EXERCISE INSTRUCTIONS:
State the number of lines below in which the word "this" appears. Nothing else belongs in the answer.

EXTRACTED ENTRIES:

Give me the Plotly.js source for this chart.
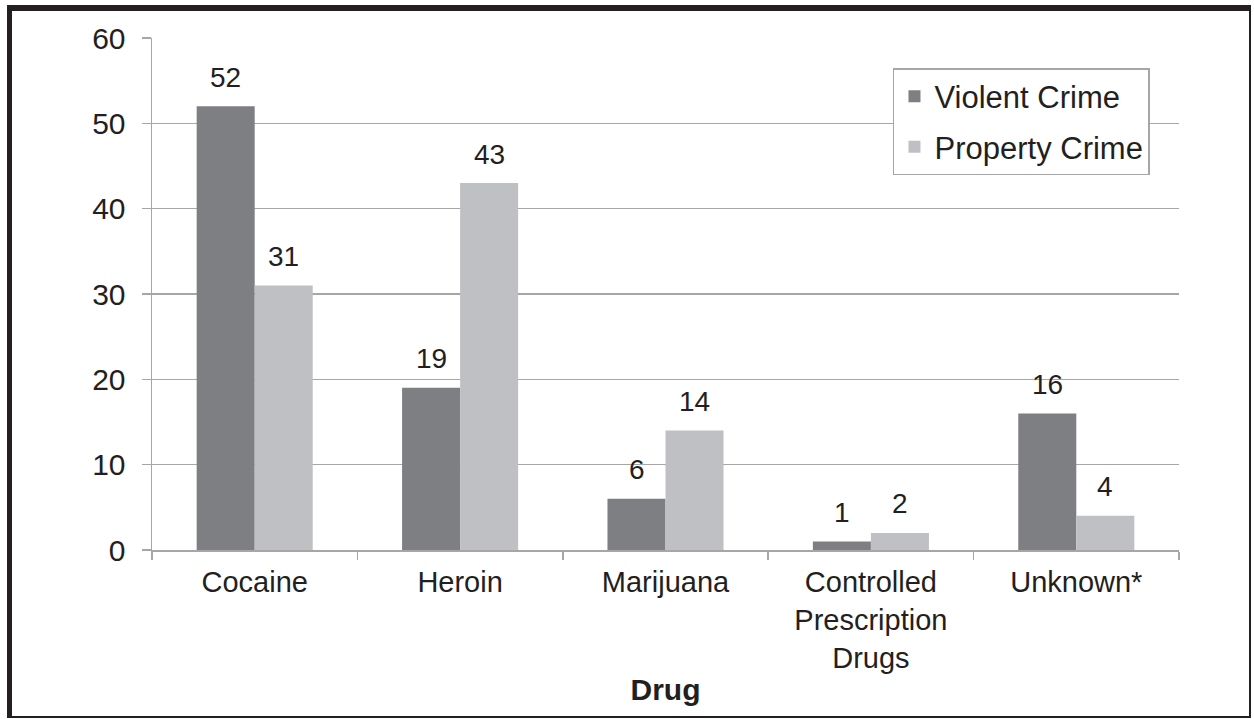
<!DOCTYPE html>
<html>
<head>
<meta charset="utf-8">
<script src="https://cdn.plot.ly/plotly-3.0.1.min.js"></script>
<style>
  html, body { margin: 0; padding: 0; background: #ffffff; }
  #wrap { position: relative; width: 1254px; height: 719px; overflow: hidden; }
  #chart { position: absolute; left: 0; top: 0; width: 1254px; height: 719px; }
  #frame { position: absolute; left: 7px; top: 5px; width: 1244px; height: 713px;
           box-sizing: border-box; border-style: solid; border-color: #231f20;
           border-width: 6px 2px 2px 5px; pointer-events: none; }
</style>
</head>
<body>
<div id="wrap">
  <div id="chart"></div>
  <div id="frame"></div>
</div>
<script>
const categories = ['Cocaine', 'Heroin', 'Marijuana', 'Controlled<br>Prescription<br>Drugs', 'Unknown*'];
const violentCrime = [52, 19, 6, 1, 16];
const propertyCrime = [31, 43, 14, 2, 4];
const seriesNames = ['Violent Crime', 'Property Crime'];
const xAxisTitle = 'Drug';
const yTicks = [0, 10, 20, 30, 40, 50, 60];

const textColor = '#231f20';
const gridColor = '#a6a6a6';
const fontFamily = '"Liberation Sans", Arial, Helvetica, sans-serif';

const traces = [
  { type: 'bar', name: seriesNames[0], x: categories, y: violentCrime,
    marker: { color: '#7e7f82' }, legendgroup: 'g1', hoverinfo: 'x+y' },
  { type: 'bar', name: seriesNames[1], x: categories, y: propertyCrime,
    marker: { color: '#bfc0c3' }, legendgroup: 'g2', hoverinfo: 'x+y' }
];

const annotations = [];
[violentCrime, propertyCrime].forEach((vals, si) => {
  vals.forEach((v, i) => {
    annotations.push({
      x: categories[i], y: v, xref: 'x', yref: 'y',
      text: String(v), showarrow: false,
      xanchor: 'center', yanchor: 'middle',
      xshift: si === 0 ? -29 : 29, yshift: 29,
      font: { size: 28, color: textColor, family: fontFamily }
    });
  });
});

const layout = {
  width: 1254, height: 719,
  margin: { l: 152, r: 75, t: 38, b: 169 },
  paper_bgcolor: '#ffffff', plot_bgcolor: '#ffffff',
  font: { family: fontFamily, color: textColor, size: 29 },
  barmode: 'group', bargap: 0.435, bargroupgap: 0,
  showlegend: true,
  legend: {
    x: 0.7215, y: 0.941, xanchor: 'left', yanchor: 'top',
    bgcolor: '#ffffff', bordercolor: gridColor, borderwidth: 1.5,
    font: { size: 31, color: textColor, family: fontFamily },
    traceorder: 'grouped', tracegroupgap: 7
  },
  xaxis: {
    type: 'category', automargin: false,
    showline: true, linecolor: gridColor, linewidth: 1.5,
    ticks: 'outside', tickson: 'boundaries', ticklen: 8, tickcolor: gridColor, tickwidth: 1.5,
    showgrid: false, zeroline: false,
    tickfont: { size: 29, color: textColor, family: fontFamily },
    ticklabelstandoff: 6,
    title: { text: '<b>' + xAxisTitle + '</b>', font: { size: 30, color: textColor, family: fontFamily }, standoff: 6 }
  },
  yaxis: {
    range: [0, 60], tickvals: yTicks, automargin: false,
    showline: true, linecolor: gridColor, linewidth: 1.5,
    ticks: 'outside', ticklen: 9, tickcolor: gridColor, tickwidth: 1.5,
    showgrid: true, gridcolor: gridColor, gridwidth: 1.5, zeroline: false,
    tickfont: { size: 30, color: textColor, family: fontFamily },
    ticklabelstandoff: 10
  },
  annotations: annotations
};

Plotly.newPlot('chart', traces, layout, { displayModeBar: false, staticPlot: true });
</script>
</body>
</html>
--
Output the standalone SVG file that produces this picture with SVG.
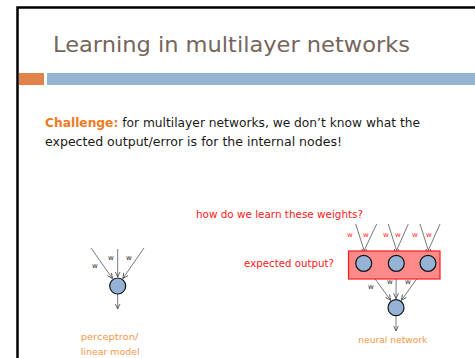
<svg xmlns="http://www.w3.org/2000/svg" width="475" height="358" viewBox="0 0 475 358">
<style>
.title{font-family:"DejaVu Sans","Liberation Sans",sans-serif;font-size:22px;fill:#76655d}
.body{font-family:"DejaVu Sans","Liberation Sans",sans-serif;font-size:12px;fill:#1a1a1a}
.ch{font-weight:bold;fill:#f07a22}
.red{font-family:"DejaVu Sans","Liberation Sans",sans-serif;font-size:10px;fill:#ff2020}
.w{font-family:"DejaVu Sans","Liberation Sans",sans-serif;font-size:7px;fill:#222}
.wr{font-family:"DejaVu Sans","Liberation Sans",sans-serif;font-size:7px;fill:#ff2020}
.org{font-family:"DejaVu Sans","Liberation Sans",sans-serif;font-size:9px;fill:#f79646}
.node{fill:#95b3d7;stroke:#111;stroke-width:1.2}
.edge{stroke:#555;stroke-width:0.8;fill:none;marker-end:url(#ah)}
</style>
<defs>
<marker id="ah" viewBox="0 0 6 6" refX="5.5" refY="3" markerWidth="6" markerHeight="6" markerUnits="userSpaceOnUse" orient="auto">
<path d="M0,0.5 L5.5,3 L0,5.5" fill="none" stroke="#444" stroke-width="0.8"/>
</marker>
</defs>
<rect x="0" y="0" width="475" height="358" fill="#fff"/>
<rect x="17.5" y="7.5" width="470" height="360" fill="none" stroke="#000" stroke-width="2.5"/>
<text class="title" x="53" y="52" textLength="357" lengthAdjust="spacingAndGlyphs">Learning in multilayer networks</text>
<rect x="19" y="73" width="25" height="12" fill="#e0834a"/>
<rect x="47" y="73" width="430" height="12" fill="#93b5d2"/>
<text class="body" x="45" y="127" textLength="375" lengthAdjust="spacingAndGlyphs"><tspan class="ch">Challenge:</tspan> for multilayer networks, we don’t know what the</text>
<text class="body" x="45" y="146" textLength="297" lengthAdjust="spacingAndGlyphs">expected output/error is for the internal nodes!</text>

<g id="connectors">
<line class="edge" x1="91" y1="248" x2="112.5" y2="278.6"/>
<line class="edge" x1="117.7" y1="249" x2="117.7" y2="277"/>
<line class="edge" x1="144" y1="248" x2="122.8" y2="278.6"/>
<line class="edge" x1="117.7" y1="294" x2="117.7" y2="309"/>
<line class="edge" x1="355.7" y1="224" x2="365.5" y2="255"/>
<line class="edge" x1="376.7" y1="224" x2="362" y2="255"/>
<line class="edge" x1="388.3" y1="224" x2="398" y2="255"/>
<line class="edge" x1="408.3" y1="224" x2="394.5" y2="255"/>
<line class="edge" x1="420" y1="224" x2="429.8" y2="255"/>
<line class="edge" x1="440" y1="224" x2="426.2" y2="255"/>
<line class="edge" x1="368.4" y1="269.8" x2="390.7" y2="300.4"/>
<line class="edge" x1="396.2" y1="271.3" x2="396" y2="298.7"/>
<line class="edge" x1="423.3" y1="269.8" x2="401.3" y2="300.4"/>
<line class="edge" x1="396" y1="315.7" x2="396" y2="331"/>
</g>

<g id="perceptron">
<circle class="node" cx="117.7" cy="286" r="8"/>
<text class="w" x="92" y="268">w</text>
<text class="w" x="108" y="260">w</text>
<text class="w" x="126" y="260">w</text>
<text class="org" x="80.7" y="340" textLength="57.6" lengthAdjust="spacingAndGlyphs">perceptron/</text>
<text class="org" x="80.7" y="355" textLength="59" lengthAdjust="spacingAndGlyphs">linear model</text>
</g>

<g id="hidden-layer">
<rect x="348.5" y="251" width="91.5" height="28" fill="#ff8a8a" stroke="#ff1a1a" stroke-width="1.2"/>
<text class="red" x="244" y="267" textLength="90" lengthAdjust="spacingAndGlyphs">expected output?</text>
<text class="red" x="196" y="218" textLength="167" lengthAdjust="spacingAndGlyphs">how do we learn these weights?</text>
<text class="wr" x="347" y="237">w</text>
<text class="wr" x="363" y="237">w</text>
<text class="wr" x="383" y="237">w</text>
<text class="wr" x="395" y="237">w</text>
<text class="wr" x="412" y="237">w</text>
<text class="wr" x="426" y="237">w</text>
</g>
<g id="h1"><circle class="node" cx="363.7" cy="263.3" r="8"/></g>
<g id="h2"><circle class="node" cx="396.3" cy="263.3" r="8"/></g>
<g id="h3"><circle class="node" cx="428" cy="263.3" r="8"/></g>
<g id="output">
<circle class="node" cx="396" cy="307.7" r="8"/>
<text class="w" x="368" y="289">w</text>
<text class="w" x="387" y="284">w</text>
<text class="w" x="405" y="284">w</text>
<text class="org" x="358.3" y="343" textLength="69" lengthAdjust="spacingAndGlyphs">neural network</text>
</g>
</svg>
...
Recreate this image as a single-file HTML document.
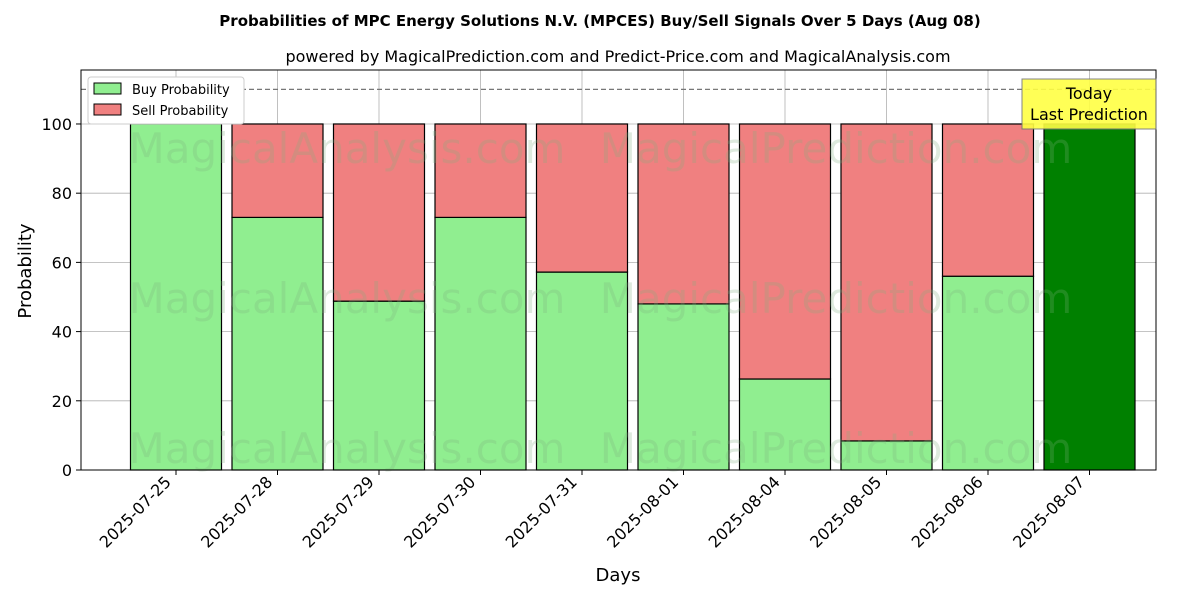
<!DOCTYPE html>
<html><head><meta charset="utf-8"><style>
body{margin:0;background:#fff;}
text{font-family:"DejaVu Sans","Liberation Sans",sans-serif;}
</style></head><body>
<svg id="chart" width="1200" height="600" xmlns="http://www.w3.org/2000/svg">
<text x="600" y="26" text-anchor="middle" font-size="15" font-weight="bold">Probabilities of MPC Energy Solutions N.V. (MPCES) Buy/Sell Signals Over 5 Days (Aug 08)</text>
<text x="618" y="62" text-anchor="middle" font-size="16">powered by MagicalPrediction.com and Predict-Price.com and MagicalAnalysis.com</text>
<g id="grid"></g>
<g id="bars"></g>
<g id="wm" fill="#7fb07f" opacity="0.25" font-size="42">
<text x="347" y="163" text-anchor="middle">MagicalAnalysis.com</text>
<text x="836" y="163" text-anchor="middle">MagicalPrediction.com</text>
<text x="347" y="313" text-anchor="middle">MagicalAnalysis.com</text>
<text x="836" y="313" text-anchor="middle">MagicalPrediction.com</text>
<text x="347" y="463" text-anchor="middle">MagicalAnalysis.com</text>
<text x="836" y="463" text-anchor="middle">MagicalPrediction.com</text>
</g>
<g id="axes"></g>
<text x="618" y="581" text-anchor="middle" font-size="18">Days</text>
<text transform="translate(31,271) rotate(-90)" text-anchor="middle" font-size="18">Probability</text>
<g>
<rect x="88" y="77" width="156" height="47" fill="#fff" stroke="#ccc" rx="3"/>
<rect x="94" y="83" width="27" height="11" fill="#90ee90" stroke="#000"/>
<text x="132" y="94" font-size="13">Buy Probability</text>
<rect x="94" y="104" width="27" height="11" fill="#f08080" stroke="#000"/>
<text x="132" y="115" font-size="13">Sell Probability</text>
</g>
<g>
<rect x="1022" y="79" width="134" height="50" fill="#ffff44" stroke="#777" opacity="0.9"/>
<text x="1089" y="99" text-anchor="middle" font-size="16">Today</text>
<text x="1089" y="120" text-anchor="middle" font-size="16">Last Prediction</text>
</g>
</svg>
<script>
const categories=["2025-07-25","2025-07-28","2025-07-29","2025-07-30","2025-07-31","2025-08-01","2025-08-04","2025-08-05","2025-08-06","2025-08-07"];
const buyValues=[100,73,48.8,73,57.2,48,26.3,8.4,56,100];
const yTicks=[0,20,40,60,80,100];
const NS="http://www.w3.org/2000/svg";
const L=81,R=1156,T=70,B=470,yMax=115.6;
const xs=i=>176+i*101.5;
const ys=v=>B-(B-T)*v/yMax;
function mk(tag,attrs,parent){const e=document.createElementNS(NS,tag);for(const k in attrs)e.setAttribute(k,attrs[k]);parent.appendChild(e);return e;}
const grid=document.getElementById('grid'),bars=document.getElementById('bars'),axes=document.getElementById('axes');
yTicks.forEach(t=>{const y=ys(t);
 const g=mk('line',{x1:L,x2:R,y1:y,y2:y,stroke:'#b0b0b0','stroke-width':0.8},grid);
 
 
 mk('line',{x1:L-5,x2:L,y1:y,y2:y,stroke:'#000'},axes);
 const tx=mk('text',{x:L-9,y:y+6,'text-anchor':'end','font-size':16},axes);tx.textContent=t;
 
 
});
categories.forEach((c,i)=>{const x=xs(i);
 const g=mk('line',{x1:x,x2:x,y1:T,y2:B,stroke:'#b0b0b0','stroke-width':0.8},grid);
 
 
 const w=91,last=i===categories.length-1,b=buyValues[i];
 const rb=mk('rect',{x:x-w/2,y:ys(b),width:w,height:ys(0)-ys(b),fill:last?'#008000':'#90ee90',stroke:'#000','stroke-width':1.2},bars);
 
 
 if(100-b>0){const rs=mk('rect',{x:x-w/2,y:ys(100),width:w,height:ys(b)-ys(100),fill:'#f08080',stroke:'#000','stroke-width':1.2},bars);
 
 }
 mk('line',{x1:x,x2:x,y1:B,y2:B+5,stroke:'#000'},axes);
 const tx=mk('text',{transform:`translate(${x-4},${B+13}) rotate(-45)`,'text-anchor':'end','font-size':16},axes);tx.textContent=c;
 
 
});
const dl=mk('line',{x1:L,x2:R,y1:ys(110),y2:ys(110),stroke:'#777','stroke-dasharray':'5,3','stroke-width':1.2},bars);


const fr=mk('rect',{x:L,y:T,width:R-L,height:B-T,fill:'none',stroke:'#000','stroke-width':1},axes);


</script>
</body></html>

EXERCISE OUTPUT:
3